Started in 2004, Facebook was originally hosted on standard server and storage hardware in colocation facilities. Facebook saved 38 percent costs by bringing their operations in-house, building their own servers from parts, and using no third-party software. Facebook has the advantage of owning their entire software stack, leveraging open source as much as possible. They even re-wrote their own PHP compiler, which they pronounce "Hip-Hop", short for high-performance-PHP.
Facebook can stand up a new data center in less than 10 months, from breaking ground to serving users. Most of Facebook's data centers sport a PUE less than 1.5, but their newest one in Prineville, Oregon is down to an amazing 1.07 level for a 7.5 Megawatt facility! How did they do it? Here are a few of their tricks:
- Use Scale-Out architecture. Having lots of small servers, scattered in various data centers, allows them to survive a server failure, as well as having the luxury to shut down a datacenter when needed for maintenance reasons.
- Free Cooling. Instead of air-conditioning, they pump in cold air from the outside, and send the heated exhaust back outdoors. Frank does not believe servers should be treated like humans, so their data centers run uncomfortably hot. The 50-year climate data is used to determine data center locations that have the optimal "free cooling" opportunities.
- Eliminate UPS and PDU energy losses. Rather than running 480 VAC power through UPS that represent a 6 to 12 percent loss, and then PDU that introduce another 3 percent loss getting down to 208 or 120 VAC, Frank's team builds servers that feed direclty off the 480 VAC from the power company. For backup power, they use 48VDC batteries. One set of batteries can backup six racks of servers.
- Target 6 to 8 KW per rack. Low-density racks are easier to keep cool.
- Build their own IT equipment. Rather than buying commercially-available servers, Frank's team builds 1.5 U servers based on Intel "Westmere" chipset. 1.5U allows for larger fan radius than standard 1U pizza box format. (IBM's iDataPlex uses 2U fans for the same reason!) Facebook has a "Vanity free" design philosophy, so no fancy plastic bezels. In most cases, the covers are left off. Most (65 percent) of their servers are web front-ends. They plan new IT equipment based on Intel's "Sandy Bridge" chipset.
- Use SATA drives. They buy the largest SATA drives available, directly from manufacturers, in direct-attach storage (DAS) in their servers.
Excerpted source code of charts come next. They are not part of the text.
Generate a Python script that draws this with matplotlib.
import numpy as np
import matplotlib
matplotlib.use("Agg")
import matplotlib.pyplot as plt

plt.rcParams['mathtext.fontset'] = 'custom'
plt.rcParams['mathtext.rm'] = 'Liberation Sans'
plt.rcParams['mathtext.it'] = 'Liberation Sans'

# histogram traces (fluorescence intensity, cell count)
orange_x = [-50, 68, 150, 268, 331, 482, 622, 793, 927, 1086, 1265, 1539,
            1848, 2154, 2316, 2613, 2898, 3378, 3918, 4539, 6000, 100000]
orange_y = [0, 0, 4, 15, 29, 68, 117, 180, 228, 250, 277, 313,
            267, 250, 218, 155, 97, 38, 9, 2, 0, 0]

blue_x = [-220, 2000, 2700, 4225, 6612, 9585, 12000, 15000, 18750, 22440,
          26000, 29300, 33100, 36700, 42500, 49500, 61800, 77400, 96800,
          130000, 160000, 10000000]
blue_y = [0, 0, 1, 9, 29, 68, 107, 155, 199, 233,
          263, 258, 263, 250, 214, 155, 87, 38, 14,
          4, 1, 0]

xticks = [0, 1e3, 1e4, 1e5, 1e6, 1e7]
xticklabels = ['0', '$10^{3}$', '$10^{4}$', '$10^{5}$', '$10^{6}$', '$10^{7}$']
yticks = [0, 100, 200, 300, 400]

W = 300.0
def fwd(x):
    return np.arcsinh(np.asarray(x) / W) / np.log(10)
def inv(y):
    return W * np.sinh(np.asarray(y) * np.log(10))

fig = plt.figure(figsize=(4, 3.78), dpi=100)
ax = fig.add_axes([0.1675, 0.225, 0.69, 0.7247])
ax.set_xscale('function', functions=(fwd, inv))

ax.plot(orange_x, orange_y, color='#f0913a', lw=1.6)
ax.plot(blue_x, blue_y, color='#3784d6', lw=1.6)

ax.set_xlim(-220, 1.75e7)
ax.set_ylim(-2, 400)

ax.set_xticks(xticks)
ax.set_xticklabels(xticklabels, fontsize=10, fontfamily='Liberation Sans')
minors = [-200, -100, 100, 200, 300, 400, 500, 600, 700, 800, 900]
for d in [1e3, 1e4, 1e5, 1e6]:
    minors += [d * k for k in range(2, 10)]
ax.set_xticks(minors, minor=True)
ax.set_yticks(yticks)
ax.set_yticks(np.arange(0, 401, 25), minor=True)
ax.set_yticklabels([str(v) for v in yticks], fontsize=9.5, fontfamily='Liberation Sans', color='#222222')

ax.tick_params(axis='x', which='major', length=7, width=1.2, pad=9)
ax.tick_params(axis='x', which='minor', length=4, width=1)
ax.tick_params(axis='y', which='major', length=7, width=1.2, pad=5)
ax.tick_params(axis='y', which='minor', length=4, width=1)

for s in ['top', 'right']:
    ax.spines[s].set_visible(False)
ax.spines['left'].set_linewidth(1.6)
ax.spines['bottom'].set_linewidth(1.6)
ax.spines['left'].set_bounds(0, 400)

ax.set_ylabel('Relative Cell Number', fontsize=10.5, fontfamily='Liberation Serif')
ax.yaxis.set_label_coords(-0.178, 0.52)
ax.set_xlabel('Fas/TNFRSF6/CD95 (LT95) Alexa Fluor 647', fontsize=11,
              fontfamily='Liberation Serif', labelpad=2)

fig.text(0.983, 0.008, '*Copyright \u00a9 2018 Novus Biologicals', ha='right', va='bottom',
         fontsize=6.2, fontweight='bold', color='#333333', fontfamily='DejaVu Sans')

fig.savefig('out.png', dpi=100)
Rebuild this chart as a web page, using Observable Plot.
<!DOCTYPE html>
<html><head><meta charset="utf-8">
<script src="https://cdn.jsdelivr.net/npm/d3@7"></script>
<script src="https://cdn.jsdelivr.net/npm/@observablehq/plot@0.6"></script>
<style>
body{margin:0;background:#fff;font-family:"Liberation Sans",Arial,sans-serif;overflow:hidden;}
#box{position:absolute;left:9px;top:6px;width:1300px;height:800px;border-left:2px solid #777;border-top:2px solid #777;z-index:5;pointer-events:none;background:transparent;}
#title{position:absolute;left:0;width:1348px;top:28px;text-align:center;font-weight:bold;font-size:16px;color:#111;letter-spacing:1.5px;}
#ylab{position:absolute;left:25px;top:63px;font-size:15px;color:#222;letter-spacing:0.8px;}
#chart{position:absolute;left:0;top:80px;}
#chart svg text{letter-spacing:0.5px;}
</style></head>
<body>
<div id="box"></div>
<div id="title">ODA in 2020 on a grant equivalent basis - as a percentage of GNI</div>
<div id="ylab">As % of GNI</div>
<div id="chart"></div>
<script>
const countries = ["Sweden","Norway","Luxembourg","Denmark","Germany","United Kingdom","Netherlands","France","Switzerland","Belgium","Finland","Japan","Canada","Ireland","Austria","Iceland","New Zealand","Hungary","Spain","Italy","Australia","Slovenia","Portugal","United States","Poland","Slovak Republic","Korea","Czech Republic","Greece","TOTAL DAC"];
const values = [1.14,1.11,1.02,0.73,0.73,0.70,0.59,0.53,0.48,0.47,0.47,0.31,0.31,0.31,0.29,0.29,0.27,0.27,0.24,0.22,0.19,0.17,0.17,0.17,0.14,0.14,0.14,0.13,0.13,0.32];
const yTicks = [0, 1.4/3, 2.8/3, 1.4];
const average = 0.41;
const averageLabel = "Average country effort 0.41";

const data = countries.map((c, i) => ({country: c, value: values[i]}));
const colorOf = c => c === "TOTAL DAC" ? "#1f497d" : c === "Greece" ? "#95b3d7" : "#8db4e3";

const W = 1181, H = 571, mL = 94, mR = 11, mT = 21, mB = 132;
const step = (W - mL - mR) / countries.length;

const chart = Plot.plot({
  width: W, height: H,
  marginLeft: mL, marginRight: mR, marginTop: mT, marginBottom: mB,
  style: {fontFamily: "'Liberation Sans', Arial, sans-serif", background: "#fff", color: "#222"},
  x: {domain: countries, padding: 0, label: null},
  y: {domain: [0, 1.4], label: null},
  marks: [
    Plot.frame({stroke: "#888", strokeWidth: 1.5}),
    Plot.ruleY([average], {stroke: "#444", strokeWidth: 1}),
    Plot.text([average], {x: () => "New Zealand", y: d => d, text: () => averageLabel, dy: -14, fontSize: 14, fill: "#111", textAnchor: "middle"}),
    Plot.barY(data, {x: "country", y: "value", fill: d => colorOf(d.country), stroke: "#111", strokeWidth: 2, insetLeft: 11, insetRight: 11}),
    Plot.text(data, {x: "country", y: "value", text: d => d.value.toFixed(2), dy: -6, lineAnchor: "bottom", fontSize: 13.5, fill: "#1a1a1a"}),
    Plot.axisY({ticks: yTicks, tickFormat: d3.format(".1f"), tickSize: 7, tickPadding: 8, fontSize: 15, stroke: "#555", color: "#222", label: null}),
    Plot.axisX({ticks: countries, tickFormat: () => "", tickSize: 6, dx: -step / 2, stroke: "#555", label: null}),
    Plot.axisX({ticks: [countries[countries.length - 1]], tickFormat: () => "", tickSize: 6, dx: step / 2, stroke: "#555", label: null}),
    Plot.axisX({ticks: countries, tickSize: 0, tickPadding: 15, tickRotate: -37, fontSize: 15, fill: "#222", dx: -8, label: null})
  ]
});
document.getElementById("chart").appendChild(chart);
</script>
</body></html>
Data is organized in a Hadoop cluster, and they have developed their own internal "Haystack" for photo storage. Despite the floods in Thailand, Facebook has secured all the SATA disk they plan to buy for 2012 from their suppliers.
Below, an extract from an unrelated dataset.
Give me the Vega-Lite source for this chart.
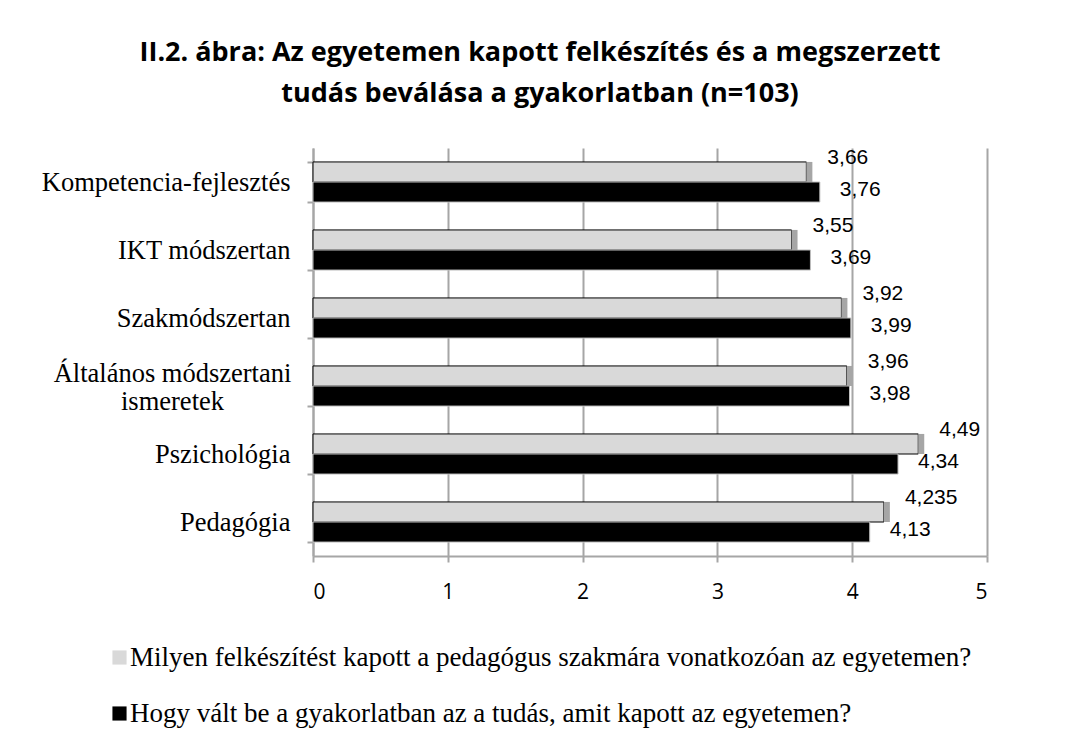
{
  "$schema": "https://vega.github.io/schema/vega-lite/v6.json",
  "autosize": "none",
  "width": 674,
  "height": 408,
  "padding": {"left": 313, "top": 148, "right": 83, "bottom": 184},
  "background": "white",
  "config": {
    "view": {"stroke": null},
    "locale": {"number": {"decimal": ",", "thousands": " ", "grouping": [3], "currency": ["", " Ft"]}}
  },
  "title": {
    "text": ["II.2. ábra: Az egyetemen kapott felkészítés és a megszerzett", "tudás beválása a gyakorlatban (n=103)"],
    "font": "Open Sans",
    "fontSize": 27,
    "fontWeight": "bold",
    "color": "#000000",
    "lineHeight": 41,
    "anchor": "middle",
    "dx": -110,
    "offset": 27
  },
  "data": {
    "values": [
      {"category": "Kompetencia-fejlesztés", "series": "Milyen felkészítést kapott a pedagógus szakmára vonatkozóan az egyetemen?", "value": 3.66},
      {"category": "Kompetencia-fejlesztés", "series": "Hogy vált be a gyakorlatban az a tudás, amit kapott az egyetemen?", "value": 3.76},
      {"category": "IKT módszertan", "series": "Milyen felkészítést kapott a pedagógus szakmára vonatkozóan az egyetemen?", "value": 3.55},
      {"category": "IKT módszertan", "series": "Hogy vált be a gyakorlatban az a tudás, amit kapott az egyetemen?", "value": 3.69},
      {"category": "Szakmódszertan", "series": "Milyen felkészítést kapott a pedagógus szakmára vonatkozóan az egyetemen?", "value": 3.92},
      {"category": "Szakmódszertan", "series": "Hogy vált be a gyakorlatban az a tudás, amit kapott az egyetemen?", "value": 3.99},
      {"category": "Általános módszertani ismeretek", "series": "Milyen felkészítést kapott a pedagógus szakmára vonatkozóan az egyetemen?", "value": 3.96},
      {"category": "Általános módszertani ismeretek", "series": "Hogy vált be a gyakorlatban az a tudás, amit kapott az egyetemen?", "value": 3.98},
      {"category": "Pszichológia", "series": "Milyen felkészítést kapott a pedagógus szakmára vonatkozóan az egyetemen?", "value": 4.49},
      {"category": "Pszichológia", "series": "Hogy vált be a gyakorlatban az a tudás, amit kapott az egyetemen?", "value": 4.34},
      {"category": "Pedagógia", "series": "Milyen felkészítést kapott a pedagógus szakmára vonatkozóan az egyetemen?", "value": 4.235},
      {"category": "Pedagógia", "series": "Hogy vált be a gyakorlatban az a tudás, amit kapott az egyetemen?", "value": 4.13}
    ]
  },
  "encoding": {
    "y": {
      "field": "category",
      "type": "nominal",
      "sort": null,
      "scale": {"paddingInner": 0.41, "paddingOuter": 0.205},
      "axis": {
        "title": null,
        "labelFont": "Liberation Serif",
        "labelFontSize": 26.5,
        "labelColor": "#000000",
        "labelPadding": {"condition": {"test": "datum.value == 'Általános módszertani ismeretek'", "value": 135}, "value": 17},
        "labelAlign": {"condition": {"test": "datum.value == 'Általános módszertani ismeretek'", "value": "center"}, "value": "right"},
        "labelLimit": 400,
        "labelLineHeight": 28,
        "labelOffset": {"condition": {"test": "datum.value == 'Általános módszertani ismeretek'", "value": -13}, "value": 0},
        "labelExpr": "datum.label == 'Általános módszertani ismeretek' ? ['Általános módszertani', 'ismeretek'] : datum.label",
        "domainColor": "#a6a6a6",
        "domainWidth": 2,
        "tickColor": "#a6a6a6",
        "tickWidth": 2,
        "tickSize": 6,
        "tickBand": "extent",
        "grid": false
      }
    },
    "x": {
      "field": "value",
      "type": "quantitative",
      "scale": {"domain": [0, 5], "nice": false},
      "axis": {
        "title": null,
        "values": [0, 1, 2, 3, 4, 5],
        "format": "d",
        "labelFont": "Open Sans",
        "labelFontSize": 21,
        "labelColor": "#000000",
        "labelPadding": 19,
        "domainColor": "#a6a6a6",
        "domainWidth": 2,
        "tickColor": "#a6a6a6",
        "tickWidth": 2,
        "tickSize": 6,
        "grid": true,
        "gridColor": "#a6a6a6",
        "gridWidth": 2
      }
    }
  },
  "layer": [
    {
      "mark": {"type": "bar", "strokeWidth": 1},
      "encoding": {
        "yOffset": {"field": "series", "type": "nominal", "sort": ["Milyen felkészítést kapott a pedagógus szakmára vonatkozóan az egyetemen?", "Hogy vált be a gyakorlatban az a tudás, amit kapott az egyetemen?"], "scale": {"paddingInner": 0, "paddingOuter": 0}},
        "color": {
          "field": "series",
          "type": "nominal",
          "sort": ["Milyen felkészítést kapott a pedagógus szakmára vonatkozóan az egyetemen?", "Hogy vált be a gyakorlatban az a tudás, amit kapott az egyetemen?"],
          "scale": {"range": ["#d9d9d9", "#000000"]},
          "legend": {
            "title": null,
            "orient": "none",
            "legendX": -207,
            "legendY": 496,
            "direction": "vertical",
            "symbolType": "square",
            "symbolSize": 200,
            "symbolStrokeWidth": 0,
            "labelFont": "Liberation Serif",
            "labelFontSize": 27,
            "labelColor": "#000000",
            "labelLimit": 1000,
            "rowPadding": 28,
            "labelOffset": -3
          }
        },
        "stroke": {
          "field": "series",
          "type": "nominal",
          "scale": {"range": ["#bfbfbf", "#000000"]},
          "legend": null
        }
      }
    },
    {
      "transform": [{"filter": "datum.series == 'Milyen felkészítést kapott a pedagógus szakmára vonatkozóan az egyetemen?'"}],
      "mark": {"type": "bar", "color": "#a6a6a6", "x2Offset": 6, "yOffset": -3},
      "encoding": {
        "x2": {"field": "value"},
        "yOffset": {"field": "series", "type": "nominal", "sort": ["Milyen felkészítést kapott a pedagógus szakmára vonatkozóan az egyetemen?", "Hogy vált be a gyakorlatban az a tudás, amit kapott az egyetemen?"], "scale": {"paddingInner": 0, "paddingOuter": 0}}
      }
    },
    {
      "transform": [{"filter": "datum.series == 'Milyen felkészítést kapott a pedagógus szakmára vonatkozóan az egyetemen?'"}],
      "mark": {"type": "text", "align": "left", "baseline": "middle", "dx": 21, "dy": -14, "font": "Liberation Sans", "fontSize": 21, "color": "#000000"},
      "encoding": {
        "yOffset": {"field": "series", "type": "nominal", "sort": ["Milyen felkészítést kapott a pedagógus szakmára vonatkozóan az egyetemen?", "Hogy vált be a gyakorlatban az a tudás, amit kapott az egyetemen?"], "scale": {"paddingInner": 0, "paddingOuter": 0}},
        "text": {"field": "value", "type": "quantitative", "format": ".3~f"}
      }
    },
    {
      "transform": [{"filter": "datum.series == 'Hogy vált be a gyakorlatban az a tudás, amit kapott az egyetemen?'"}],
      "mark": {"type": "text", "align": "left", "baseline": "middle", "dx": 20, "dy": -2, "font": "Liberation Sans", "fontSize": 21, "color": "#000000"},
      "encoding": {
        "yOffset": {"field": "series", "type": "nominal", "sort": ["Milyen felkészítést kapott a pedagógus szakmára vonatkozóan az egyetemen?", "Hogy vált be a gyakorlatban az a tudás, amit kapott az egyetemen?"], "scale": {"paddingInner": 0, "paddingOuter": 0}},
        "text": {"field": "value", "type": "quantitative", "format": ".3~f"}
      }
    }
  ]
}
- Use Solid-State drives. Their Database tier uses 100 percent Solid-State drives.
Frank is also a founder for the [Open Compute Project], which takes an "Open source" approach to IT hardware.
Facebook does not bother with hypervisors. Instead, they have adapted their own software to make full use of the CPU natively. This eliminates the "I/O Tax" penalty associated with VMware and other hypervisors.
Of course, not everyone owns their entire software stack, and can build their own servers! It was nice to hear how a company without such limitations can innovate to their advantage.